## WHAT TO DO
Within the material below, find each line bearing the word "this" and present it.
----- DATA RECORDS
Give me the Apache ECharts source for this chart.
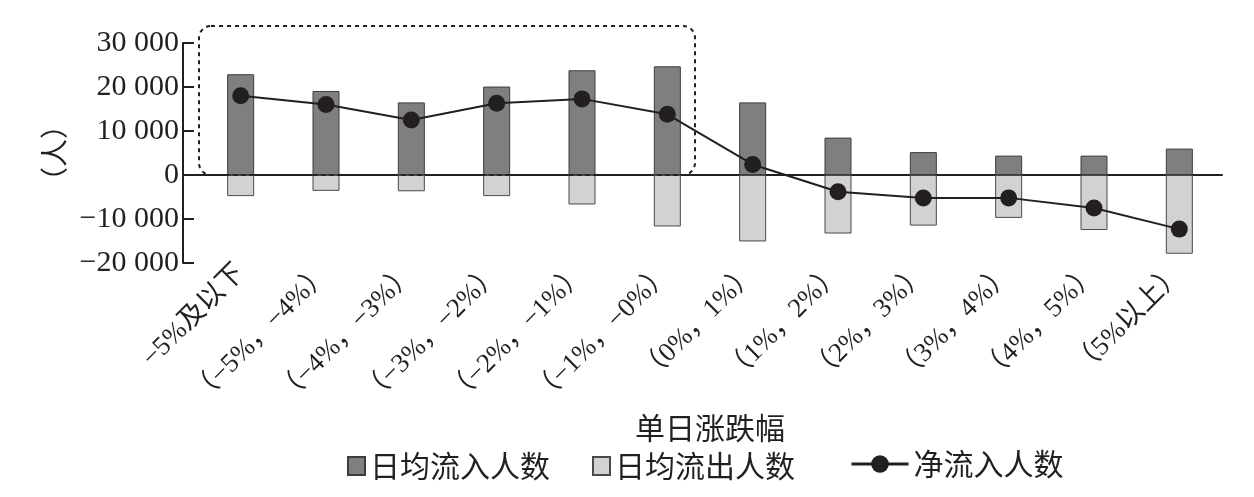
----------
----- DATA RECORDS
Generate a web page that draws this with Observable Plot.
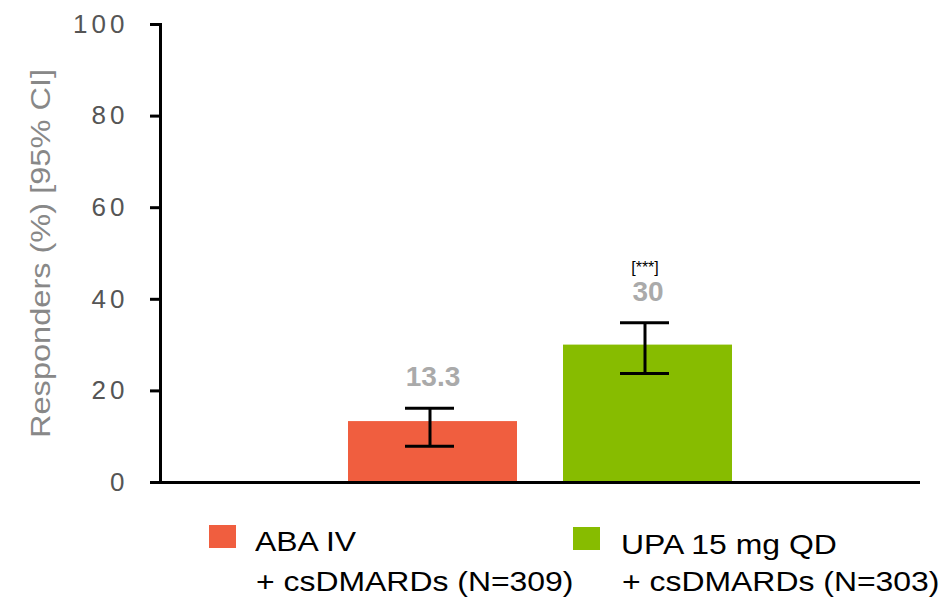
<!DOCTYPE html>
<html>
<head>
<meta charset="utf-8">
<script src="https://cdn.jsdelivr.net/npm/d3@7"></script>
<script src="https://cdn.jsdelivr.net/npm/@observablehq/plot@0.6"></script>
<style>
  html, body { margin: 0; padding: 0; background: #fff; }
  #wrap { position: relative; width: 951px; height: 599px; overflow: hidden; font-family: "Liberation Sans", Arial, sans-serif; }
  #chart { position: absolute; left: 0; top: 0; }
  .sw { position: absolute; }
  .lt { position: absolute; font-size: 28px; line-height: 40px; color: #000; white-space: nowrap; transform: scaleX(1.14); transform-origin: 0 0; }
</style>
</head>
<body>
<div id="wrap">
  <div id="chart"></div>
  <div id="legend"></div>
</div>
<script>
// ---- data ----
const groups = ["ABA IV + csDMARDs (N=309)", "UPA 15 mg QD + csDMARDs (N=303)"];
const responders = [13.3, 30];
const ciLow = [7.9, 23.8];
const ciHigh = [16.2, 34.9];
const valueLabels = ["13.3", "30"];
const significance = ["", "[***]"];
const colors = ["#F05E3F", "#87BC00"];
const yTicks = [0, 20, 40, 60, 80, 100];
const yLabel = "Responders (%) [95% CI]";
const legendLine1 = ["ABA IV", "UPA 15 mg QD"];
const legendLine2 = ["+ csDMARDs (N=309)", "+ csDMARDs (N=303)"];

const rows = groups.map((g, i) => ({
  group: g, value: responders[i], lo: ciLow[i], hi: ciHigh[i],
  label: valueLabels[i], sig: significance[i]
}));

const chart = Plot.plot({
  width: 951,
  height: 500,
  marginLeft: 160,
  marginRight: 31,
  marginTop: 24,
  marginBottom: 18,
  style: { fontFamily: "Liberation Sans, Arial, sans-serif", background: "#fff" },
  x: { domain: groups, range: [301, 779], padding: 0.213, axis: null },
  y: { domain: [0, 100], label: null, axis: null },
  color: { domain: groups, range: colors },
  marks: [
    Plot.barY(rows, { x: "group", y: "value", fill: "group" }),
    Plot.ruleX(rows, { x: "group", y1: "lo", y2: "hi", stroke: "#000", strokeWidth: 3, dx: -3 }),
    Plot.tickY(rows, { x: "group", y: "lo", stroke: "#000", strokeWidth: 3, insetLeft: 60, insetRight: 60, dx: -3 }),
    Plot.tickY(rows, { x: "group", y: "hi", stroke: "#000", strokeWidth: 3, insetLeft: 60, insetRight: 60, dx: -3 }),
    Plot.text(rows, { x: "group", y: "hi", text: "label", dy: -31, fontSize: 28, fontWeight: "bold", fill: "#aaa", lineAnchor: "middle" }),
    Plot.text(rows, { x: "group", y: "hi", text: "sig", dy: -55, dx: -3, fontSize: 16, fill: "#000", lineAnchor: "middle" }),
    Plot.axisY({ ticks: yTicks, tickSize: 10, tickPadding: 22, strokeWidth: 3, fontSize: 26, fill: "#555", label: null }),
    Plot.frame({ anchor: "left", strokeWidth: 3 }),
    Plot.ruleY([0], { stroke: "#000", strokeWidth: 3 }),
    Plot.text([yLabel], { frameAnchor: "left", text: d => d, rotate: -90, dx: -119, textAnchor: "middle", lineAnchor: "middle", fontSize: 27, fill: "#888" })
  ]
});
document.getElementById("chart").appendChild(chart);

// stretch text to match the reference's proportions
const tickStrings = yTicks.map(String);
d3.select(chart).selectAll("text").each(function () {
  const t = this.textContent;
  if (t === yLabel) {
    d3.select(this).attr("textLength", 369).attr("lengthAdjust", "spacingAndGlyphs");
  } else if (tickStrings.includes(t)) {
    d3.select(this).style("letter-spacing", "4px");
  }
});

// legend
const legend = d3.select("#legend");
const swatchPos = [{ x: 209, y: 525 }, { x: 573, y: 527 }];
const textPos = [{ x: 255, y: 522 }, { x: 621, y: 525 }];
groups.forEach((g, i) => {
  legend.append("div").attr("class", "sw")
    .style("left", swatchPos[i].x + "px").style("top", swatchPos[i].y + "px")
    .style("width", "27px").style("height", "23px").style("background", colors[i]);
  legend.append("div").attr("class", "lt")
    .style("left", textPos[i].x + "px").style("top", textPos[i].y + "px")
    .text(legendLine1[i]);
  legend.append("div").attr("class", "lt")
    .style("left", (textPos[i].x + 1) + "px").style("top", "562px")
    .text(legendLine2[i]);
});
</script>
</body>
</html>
----------
## OUTPUT
Give me the Apache ECharts source for this chart.
Generate a web page that draws this with Observable Plot.
  const t = this.textContent;
    d3.select(this).attr("textLength", 369).attr("lengthAdjust", "spacingAndGlyphs");
    d3.select(this).style("letter-spacing", "4px");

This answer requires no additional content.